Specifications
©Copyright 2001-2013 SD Group (Panasonic, SanDisk, Toshiba) and SD Card Association
Physical Layer Simplified Specification Version 4.10
153
7. SPI Mode
7.1 Introduction
The SPI mode consists of a secondary communication protocol that is offered by Flash-based SD
Memory Cards. This mode is a subset of the SD Memory Card protocol, designed to communicate with
a SPI channel, commonly found in Motorola's (and lately a few other vendors') microcontrollers. The
interface is selected during the first reset command after power up (CMD0) and cannot be changed
once the part is powered on.
The SPI standard defines the physical link only, and not the complete data transfer protocol. The SD
Memory Card SPI implementation uses a subset of the SD Memory Card protocol and command set.
The advantage of the SPI mode is the capability of using an off-the-shelf host, hence reducing the
design-in effort to minimum. The disadvantage is the loss of performance of the SPI mode versus SD
mode (e.g. Single data line and hardware CS signal per card).

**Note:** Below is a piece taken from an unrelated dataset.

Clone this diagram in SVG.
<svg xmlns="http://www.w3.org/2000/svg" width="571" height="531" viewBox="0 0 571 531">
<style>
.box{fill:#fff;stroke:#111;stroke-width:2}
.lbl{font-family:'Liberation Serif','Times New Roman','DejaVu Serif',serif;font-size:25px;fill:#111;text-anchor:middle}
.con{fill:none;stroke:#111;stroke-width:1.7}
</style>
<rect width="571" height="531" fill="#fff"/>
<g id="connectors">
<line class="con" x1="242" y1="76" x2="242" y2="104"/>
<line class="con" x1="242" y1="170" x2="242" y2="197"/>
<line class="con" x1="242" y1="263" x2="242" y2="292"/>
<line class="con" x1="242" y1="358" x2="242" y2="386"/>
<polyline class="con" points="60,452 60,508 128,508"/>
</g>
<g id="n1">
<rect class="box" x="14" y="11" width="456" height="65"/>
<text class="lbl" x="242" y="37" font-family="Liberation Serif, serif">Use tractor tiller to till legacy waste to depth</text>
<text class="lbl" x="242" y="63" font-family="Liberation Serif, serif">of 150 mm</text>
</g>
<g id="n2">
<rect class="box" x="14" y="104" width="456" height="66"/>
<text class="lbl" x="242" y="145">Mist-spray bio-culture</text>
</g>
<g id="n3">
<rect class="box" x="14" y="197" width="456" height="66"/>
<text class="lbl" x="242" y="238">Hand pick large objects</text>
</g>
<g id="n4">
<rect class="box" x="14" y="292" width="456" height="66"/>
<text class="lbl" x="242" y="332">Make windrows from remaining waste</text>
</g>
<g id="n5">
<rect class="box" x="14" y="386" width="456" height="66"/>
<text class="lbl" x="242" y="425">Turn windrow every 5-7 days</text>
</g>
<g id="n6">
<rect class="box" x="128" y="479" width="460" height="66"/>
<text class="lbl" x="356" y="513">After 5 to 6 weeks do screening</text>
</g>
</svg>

The commands and functions in SD mode defined after the Version 2.00 are not supported in
SPI mode. The card may respond to the commands and functions even if the card is in SPI
mode but host should not use them in SPI mode.
7.2 SPI Bus Protocol
While the SD Memory Card channel is based on command and data bit streams that are initiated by a
start bit and terminated by a stop bit, the SPI channel is byte oriented. Every command or data block is
built of 8-bit bytes and is byte aligned to the CS signal (i.e. the length is a multiple of 8 clock cycles).
The card starts to count SPI bus clock cycle at the assertion of the CS signal. Every command or data
token shall be aligned to 8-clock cycle boundary.
Similar to the SD Memory Card protocol, the SPI messages consist of command, response and data-
block tokens. All communication between host and cards is controlled by the host (master). The host
starts every bus transaction by asserting the CS signal low.
The selected card always responds to the command as opposed to the SD mode.
When the card encounters a data retrieval problem in a read operation, it will respond with an error
response (which replaces the expected data block) rather than by a timeout as in the SD mode.
Additionally, every data block sent to the card during write operations will be responded with a data
response token.
In the case of a Standard Capacity Memory Card, a data block can be as big as one card write block
and as small as a single byte. Partial block read/write operations are enabled by card options specified
in the CSD register.
In case of
SDHC and SDXC Cards, block length is fixed to 512 bytes. The block length set by CMD16 is
only used for CMD42 and not used for memory data transfer. So, partial block read/write operations are
also disabled. Furthermore, Write Protected commands (CMD28, CMD29 and CMD30) are not
supported.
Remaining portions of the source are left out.